### Provided entries
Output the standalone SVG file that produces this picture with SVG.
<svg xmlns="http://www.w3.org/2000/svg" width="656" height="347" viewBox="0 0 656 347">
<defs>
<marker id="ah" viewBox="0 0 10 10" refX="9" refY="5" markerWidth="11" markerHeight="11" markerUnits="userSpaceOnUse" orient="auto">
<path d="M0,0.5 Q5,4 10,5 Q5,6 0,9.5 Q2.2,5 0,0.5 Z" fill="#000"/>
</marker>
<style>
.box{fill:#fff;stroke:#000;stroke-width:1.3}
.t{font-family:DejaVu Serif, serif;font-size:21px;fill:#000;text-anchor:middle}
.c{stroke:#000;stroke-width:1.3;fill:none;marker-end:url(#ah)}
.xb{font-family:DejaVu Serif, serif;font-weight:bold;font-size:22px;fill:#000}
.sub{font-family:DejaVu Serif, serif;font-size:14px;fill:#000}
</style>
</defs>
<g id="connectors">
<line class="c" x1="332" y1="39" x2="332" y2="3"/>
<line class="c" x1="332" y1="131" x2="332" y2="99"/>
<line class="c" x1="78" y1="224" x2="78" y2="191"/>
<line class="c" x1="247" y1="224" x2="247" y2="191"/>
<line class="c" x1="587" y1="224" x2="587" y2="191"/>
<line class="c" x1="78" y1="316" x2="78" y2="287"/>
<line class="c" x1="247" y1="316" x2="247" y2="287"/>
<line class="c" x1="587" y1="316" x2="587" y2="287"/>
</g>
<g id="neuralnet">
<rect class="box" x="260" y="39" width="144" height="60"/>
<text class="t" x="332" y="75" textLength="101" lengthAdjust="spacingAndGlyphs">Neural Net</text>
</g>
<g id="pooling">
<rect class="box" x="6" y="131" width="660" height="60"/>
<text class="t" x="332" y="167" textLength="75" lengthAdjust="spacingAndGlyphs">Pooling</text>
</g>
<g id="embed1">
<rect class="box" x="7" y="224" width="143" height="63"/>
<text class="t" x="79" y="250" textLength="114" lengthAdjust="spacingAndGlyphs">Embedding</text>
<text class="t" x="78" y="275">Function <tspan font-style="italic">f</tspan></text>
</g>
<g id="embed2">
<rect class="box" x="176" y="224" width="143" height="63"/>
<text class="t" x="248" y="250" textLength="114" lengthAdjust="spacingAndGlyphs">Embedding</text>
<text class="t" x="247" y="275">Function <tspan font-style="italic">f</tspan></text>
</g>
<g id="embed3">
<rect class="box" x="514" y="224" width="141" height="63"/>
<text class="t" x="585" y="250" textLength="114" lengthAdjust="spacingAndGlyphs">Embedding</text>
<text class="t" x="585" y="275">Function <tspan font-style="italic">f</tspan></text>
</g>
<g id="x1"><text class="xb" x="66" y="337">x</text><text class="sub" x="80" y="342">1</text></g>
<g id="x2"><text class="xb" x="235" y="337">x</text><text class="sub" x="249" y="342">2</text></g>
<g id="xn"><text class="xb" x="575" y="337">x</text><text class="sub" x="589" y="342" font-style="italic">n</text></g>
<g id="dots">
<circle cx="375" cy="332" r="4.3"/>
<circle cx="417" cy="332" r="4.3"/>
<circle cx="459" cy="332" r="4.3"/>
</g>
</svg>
==
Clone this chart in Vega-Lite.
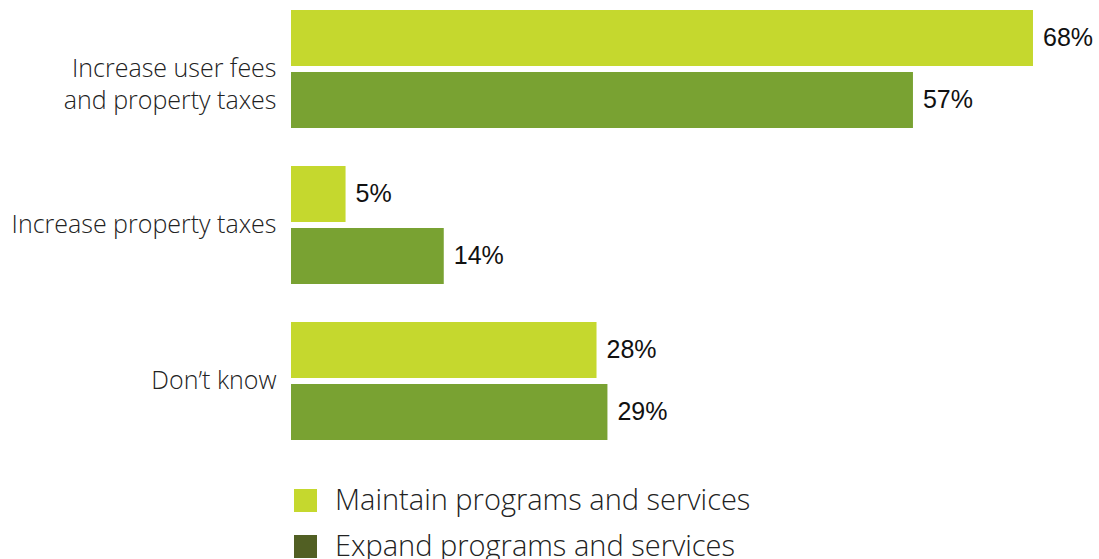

### Stated goal
Show every line from the entries above in which "this" appears.

### Solution
Output the standalone SVG file that produces this picture with SVG.
Clone this chart in Vega-Lite.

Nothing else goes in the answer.